### [Problem to solve]
Working from the top of the listing below, retype each line through the line containing "import * as", both included, with no pictures.

### [Given information]
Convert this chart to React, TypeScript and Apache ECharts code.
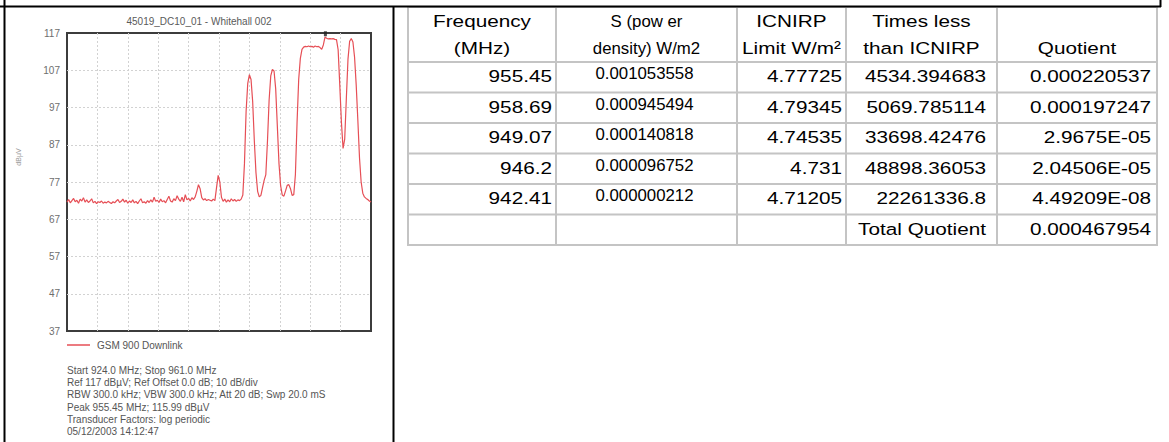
import React, { useEffect, useRef } from "react";
import * as echarts from "echarts";

// ---------- spectrum chart data ----------
const CHART_TITLE = "45019_DC10_01 - Whitehall 002";
const SERIES_NAME = "GSM 900 Downlink";
const Y_AXIS_NAME = "dBμV";
const START_MHZ = 924.0;
const STOP_MHZ = 961.0;
const BOTTOM_LEVEL = 37;
const REF_LEVEL = 117;
const Y_TICK_LABELS = ["37", "47", "57", "67", "77", "87", "97", "107", "117"];
const X_GRID_TICKS = ["", "", "", "", "", "", "", "", "", "", ""];

// trace level (dBµV), one reading every 0.2 MHz from 924.0 to 961.0 MHz
const LEVEL_DBUV = [
  71.6, 72.3, 71.4, 72.0, 72.6, 71.7, 72.1, 71.3, 72.4, 71.9,
  72.8, 71.6, 72.2, 71.5, 71.9, 72.5, 71.4, 71.8, 71.2, 71.7,
  71.5, 71.9, 71.3, 71.6, 71.4, 71.8, 71.5, 71.2, 71.7, 71.4,
  71.9, 72.3, 71.5, 71.8, 72.4, 71.6, 72.1, 71.3, 71.9, 71.5,
  72.2, 71.4, 71.8, 71.2, 71.9, 72.5, 71.4, 71.7, 71.3, 72.0,
  71.5, 72.2, 71.6, 72.9, 71.8, 72.1, 71.5, 72.4, 71.7, 72.0,
  71.4, 72.3, 73.2, 71.9, 71.6, 72.5, 72.0, 73.3, 72.4, 71.8,
  72.9, 71.7, 73.6, 72.2, 72.6, 71.9, 72.8, 72.3, 73.0, 74.5,
  76.3, 75.2, 72.8, 72.2, 72.5, 72.0, 72.3, 72.1, 71.9, 72.4,
  72.0, 75.5, 78.8, 77.0, 72.9, 71.8, 72.4, 71.6, 72.2, 71.7,
  72.5, 71.9, 72.3, 71.8, 72.2, 72.0, 72.4, 73.5, 82.0, 96.0,
  103.5, 105.8, 104.5, 98.5, 88.0, 79.5, 74.5, 73.0, 73.4, 75.5,
  77.5, 79.0, 88.0, 99.0, 105.5, 107.2, 106.8, 102.0, 92.0, 82.0,
  76.0, 73.5, 73.2, 74.6, 76.1, 76.3, 75.2, 73.4, 73.6, 79.0,
  93.0, 104.5, 110.2, 112.6, 113.2, 113.4, 113.3, 113.5, 113.3, 113.4,
  113.2, 113.5, 113.3, 113.4, 113.1, 112.6, 113.8, 115.9, 115.6, 115.4,
  115.5, 115.4, 115.5, 115.3, 115.2, 112.5, 103.0, 93.0, 86.0, 88.5,
  99.5, 110.0, 114.8, 115.5, 114.6, 110.5, 103.0, 93.5, 83.5, 77.0,
  74.0, 73.0, 72.6, 72.3, 71.9, 71.6,
];
const PEAK_MHZ = 955.45;
const PEAK_DBUV = 115.99;

const INFO_LINES = [
  "Start 924.0 MHz; Stop 961.0 MHz",
  "Ref 117 dBµV; Ref Offset 0.0 dB; 10 dB/div",
  "RBW 300.0 kHz; VBW 300.0 kHz; Att 20 dB; Swp 20.0 mS",
  "Peak 955.45 MHz; 115.99 dBµV",
  "Transducer Factors: log periodic",
  "05/12/2003 14:12:47",
];

// ---------- table data ----------
const HEAD_LINE_1 = ["Frequency", "S (pow er", "ICNIRP", "Times less", ""];
const HEAD_LINE_2 = ["(MHz)", "density) W/m2", "Limit W/m²", "than ICNIRP", "Quotient"];
const FREQ_MHZ = ["955.45", "958.69", "949.07", "946.2", "942.41"];
const POWER_DENSITY = ["0.001053558", "0.000945494", "0.000140818", "0.000096752", "0.000000212"];
const ICNIRP_LIMIT = ["4.77725", "4.79345", "4.74535", "4.731", "4.71205"];
const TIMES_LESS = ["4534.394683", "5069.785114", "33698.42476", "48898.36053", "22261336.8"];
const QUOTIENT = ["0.000220537", "0.000197247", "2.9675E-05", "2.04506E-05", "4.49209E-08"];
const TOTAL_LABEL = "Total Quotient";
const TOTAL_QUOTIENT = "0.000467954";

const FONT = "'Liberation Sans', Arial, Helvetica, sans-serif";
const TRACE_COLOR = "#e64f56";

function txt(x: number, y: number, text: string, align: string, size: number, fill: string, scaleX = 1, extra: any = {}) {
  return {
    type: "text",
    x,
    y,
    scaleX,
    silent: true,
    ...extra,
    style: {
      text,
      fontSize: size,
      fontFamily: FONT,
      fill,
      align,
      textAlign: align,
      verticalAlign: "middle",
      textVerticalAlign: "middle",
    },
  };
}

function ln(x1: number, y1: number, x2: number, y2: number, stroke: string, w: number, z = 0) {
  return { type: "line", silent: true, z, shape: { x1, y1, x2, y2 }, style: { stroke, lineWidth: w } };
}

function buildGraphics() {
  const els: any[] = [];
  // outer black frame of the document table
  els.push(ln(0, 6.5, 1161, 6.5, "#000", 2, 10));
  els.push(ln(4.5, 0, 4.5, 442, "#000", 2, 10));
  els.push(ln(393.5, 6.5, 393.5, 442, "#000", 2, 10));
  els.push(ln(1160.5, 0, 1160.5, 7, "#000", 2, 10));

  // chart title, axis name, info lines
  els.push(txt(199, 21, CHART_TITLE, "center", 10, "#5a5a5a"));
  els.push(txt(18, 157, Y_AXIS_NAME, "center", 7, "#9a9a9a", 1, { rotation: Math.PI / 2 }));
  const infoY = [370, 382.4, 394.7, 407, 419.5, 431.8];
  INFO_LINES.forEach((s, i) => els.push(txt(67, infoY[i], s, "left", 10, "#555555")));

  // table grid
  const COL_X = [408, 556, 737, 846, 997, 1157];
  const HEAD_TOP = 7;
  const HEAD_BOTTOM = 62;
  const ROW_H = 30.5;
  const nRows = FREQ_MHZ.length + 1;
  const bottom = HEAD_BOTTOM + nRows * ROW_H;
  const gridColor = "#c4c4c4";
  COL_X.forEach((x) => els.push(ln(x, HEAD_TOP, x, bottom, gridColor, 2)));
  els.push(ln(COL_X[0], HEAD_TOP, COL_X[5], HEAD_TOP, gridColor, 2));
  for (let r = 0; r <= nRows; r++) {
    const y = HEAD_BOTTOM + r * ROW_H;
    els.push(ln(COL_X[0] - 1, y, COL_X[5] + 1, y, gridColor, 2));
  }

  const FS = 17;
  const SX = 1.22;
  const FS_S = 16;
  const SX_S = 1.05;
  const centers = COL_X.slice(0, 5).map((x, i) => (x + COL_X[i + 1]) / 2);

  // header
  HEAD_LINE_1.forEach((s, i) => {
    if (s) els.push(txt(centers[i], 21, s, "center", i === 1 ? FS_S : FS, "#000", i === 1 ? SX_S : SX));
  });
  HEAD_LINE_2.forEach((s, i) => {
    els.push(txt(centers[i], 48, s, "center", i === 1 ? FS_S : FS, "#000", i === 1 ? SX_S : SX));
  });

  const rightX = [COL_X[1] - 4, 0, COL_X[3] - 4, COL_X[4] - 11, COL_X[5] - 6];
  FREQ_MHZ.forEach((_, r) => {
    const cy = HEAD_BOTTOM + r * ROW_H + 14.5;
    els.push(txt(rightX[0], cy, FREQ_MHZ[r], "right", FS, "#000", SX));
    els.push(txt(centers[1] - 2, cy - 3, POWER_DENSITY[r], "center", FS_S, "#000", SX_S));
    els.push(txt(rightX[2], cy, ICNIRP_LIMIT[r], "right", FS, "#000", SX));
    els.push(txt(rightX[3], cy, TIMES_LESS[r], "right", FS, "#000", SX));
    els.push(txt(rightX[4], cy, QUOTIENT[r], "right", FS, "#000", SX));
  });
  const ty = HEAD_BOTTOM + FREQ_MHZ.length * ROW_H + 14.5;
  els.push(txt(rightX[3], ty, TOTAL_LABEL, "right", FS, "#000", SX));
  els.push(txt(rightX[4], ty, TOTAL_QUOTIENT, "right", FS, "#000", SX));
  return els;
}

export default function App() {
  const ref = useRef<HTMLDivElement>(null);
  useEffect(() => {
    if (!ref.current) return;
    const chart = echarts.init(ref.current, undefined, { renderer: "svg" });
    const step = (STOP_MHZ - START_MHZ) / (LEVEL_DBUV.length - 1);
    const trace = LEVEL_DBUV.map((v, i) => [START_MHZ + i * step, v]);
    const innerOnly = (n: number) => (idx: number) => idx > 0 && idx < n - 1;
    const dotted = (n: number) => ({
      show: true,
      interval: innerOnly(n),
      lineStyle: { color: "#d2d2d2", type: [2, 2], width: 1 },
    });
    const option: any = {
      animation: false,
      backgroundColor: "#ffffff",
      textStyle: { fontFamily: FONT },
      grid: {
        left: 67,
        top: 33,
        width: 304,
        height: 298,
        show: true,
        borderColor: "#3c3c3c",
        borderWidth: 2,
        backgroundColor: "transparent",
        containLabel: false,
      },
      xAxis: [
        { type: "value", min: START_MHZ, max: STOP_MHZ, show: false },
        {
          type: "category",
          data: X_GRID_TICKS,
          boundaryGap: false,
          axisLine: { show: false },
          axisTick: { show: false },
          axisLabel: { show: false },
          splitLine: dotted(X_GRID_TICKS.length),
        },
      ],
      yAxis: [
        { type: "value", min: BOTTOM_LEVEL, max: REF_LEVEL, show: false },
        {
          type: "category",
          data: Y_TICK_LABELS,
          boundaryGap: false,
          position: "left",
          axisLine: { show: false },
          axisTick: { show: false },
          axisLabel: { show: true, interval: 0, margin: 7, color: "#6e6e6e", fontSize: 10, fontFamily: FONT },
          splitLine: dotted(Y_TICK_LABELS.length),
        },
      ],
      legend: {
        data: [SERIES_NAME],
        left: 67,
        top: 339,
        padding: 0,
        icon: "rect",
        itemWidth: 23,
        itemHeight: 1.5,
        selectedMode: false,
        textStyle: { fontSize: 10, color: "#555555", fontFamily: FONT, lineHeight: 12, padding: [0, 0, 0, 2] },
      },
      series: [
        {
          type: "line",
          name: SERIES_NAME,
          xAxisIndex: 0,
          yAxisIndex: 0,
          data: trace,
          symbol: "none",
          showSymbol: false,
          lineStyle: { color: TRACE_COLOR, width: 1.2 },
          itemStyle: { color: TRACE_COLOR },
          silent: true,
          z: 3,
        },
        {
          type: "scatter",
          name: "peak",
          xAxisIndex: 0,
          yAxisIndex: 0,
          data: [[PEAK_MHZ, PEAK_DBUV]],
          symbol: "rect",
          symbolSize: [3, 5],
          symbolOffset: [0, -3],
          itemStyle: { color: "#222222" },
          silent: true,
          z: 4,
        },
      ],
      graphic: { elements: buildGraphics() },
    };
    chart.setOption(option);
    return () => chart.dispose();
  }, []);
  return (
    <div
      ref={ref}
      style={{ position: "fixed", left: 0, top: 0, width: 1169, height: 442, background: "#fff" }}
    />
  );
}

### [In response]
Convert this chart to React, TypeScript and Apache ECharts code.
import React, { useEffect, useRef } from "react";
import * as echarts from "echarts";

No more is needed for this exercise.